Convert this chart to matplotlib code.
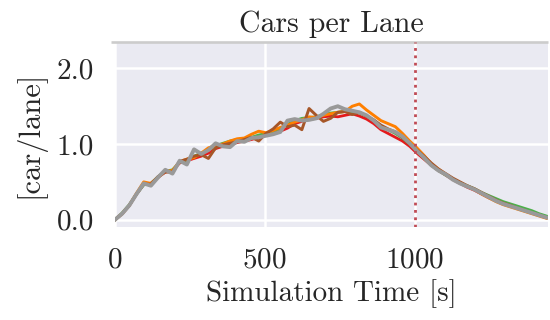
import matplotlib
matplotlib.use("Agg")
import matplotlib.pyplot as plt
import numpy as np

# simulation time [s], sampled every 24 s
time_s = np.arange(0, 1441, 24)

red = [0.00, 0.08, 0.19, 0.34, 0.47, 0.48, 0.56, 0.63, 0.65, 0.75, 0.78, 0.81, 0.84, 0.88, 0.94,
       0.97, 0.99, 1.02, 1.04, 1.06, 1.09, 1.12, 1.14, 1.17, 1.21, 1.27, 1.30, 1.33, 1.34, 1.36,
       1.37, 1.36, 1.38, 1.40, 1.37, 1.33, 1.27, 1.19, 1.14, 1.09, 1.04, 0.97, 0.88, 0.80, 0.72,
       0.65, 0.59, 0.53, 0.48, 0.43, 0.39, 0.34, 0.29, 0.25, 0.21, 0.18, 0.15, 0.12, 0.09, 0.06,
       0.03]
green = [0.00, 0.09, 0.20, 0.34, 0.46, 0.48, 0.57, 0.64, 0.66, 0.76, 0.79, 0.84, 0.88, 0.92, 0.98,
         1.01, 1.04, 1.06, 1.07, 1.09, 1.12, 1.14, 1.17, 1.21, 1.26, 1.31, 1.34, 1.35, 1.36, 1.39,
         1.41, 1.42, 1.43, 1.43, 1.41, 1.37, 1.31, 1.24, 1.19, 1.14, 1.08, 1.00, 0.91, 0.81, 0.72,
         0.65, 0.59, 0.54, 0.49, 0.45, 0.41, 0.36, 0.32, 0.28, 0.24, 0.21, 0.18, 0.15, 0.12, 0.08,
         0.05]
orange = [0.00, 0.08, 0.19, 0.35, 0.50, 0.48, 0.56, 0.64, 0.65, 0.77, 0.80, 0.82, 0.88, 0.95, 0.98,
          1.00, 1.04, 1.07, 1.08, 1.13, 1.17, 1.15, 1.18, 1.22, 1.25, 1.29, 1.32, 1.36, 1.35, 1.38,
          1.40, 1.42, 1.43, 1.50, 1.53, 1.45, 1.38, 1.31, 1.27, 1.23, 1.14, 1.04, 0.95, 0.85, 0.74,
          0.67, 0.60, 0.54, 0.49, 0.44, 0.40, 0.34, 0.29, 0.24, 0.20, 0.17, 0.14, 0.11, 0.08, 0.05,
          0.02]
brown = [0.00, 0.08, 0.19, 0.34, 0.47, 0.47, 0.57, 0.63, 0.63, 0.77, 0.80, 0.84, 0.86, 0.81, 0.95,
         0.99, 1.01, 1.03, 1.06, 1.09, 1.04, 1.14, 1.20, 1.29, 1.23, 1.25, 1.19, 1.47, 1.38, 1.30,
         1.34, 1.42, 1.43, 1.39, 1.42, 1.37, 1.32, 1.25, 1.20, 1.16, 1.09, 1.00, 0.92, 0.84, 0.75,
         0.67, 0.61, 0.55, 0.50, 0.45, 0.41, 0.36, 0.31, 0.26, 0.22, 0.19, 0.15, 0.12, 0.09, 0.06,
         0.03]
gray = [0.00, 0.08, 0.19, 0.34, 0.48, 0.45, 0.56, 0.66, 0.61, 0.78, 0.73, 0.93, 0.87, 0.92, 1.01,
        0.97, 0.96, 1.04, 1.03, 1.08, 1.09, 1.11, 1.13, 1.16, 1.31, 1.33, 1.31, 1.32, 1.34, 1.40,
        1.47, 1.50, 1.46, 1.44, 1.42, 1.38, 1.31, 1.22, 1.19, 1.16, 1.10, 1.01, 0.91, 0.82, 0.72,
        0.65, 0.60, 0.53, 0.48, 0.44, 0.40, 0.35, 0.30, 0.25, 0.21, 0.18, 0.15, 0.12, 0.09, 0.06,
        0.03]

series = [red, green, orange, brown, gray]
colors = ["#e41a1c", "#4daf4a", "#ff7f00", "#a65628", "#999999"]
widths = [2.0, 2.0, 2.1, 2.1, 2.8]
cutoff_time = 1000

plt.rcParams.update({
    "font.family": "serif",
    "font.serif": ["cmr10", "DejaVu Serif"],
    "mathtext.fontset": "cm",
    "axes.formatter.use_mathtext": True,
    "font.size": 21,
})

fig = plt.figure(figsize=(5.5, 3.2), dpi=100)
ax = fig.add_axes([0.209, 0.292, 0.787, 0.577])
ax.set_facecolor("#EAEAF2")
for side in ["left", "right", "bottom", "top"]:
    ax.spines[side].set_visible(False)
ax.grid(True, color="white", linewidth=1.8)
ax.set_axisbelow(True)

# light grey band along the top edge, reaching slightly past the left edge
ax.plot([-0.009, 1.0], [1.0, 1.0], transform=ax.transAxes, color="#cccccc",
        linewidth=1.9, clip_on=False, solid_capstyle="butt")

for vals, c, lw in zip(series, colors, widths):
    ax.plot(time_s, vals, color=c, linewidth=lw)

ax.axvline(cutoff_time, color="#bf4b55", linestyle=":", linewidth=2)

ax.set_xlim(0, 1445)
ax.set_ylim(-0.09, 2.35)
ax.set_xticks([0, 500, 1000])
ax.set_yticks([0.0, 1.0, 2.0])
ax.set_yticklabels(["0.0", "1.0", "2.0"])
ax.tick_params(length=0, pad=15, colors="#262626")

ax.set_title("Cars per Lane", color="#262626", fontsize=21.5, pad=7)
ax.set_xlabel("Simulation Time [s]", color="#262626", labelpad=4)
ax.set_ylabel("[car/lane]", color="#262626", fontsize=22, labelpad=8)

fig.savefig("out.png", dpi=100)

# # #

**What the exercise asks:**
Only the number should be given: how many lines of the data contain the word "matplotlib"?

**Written answer:**
4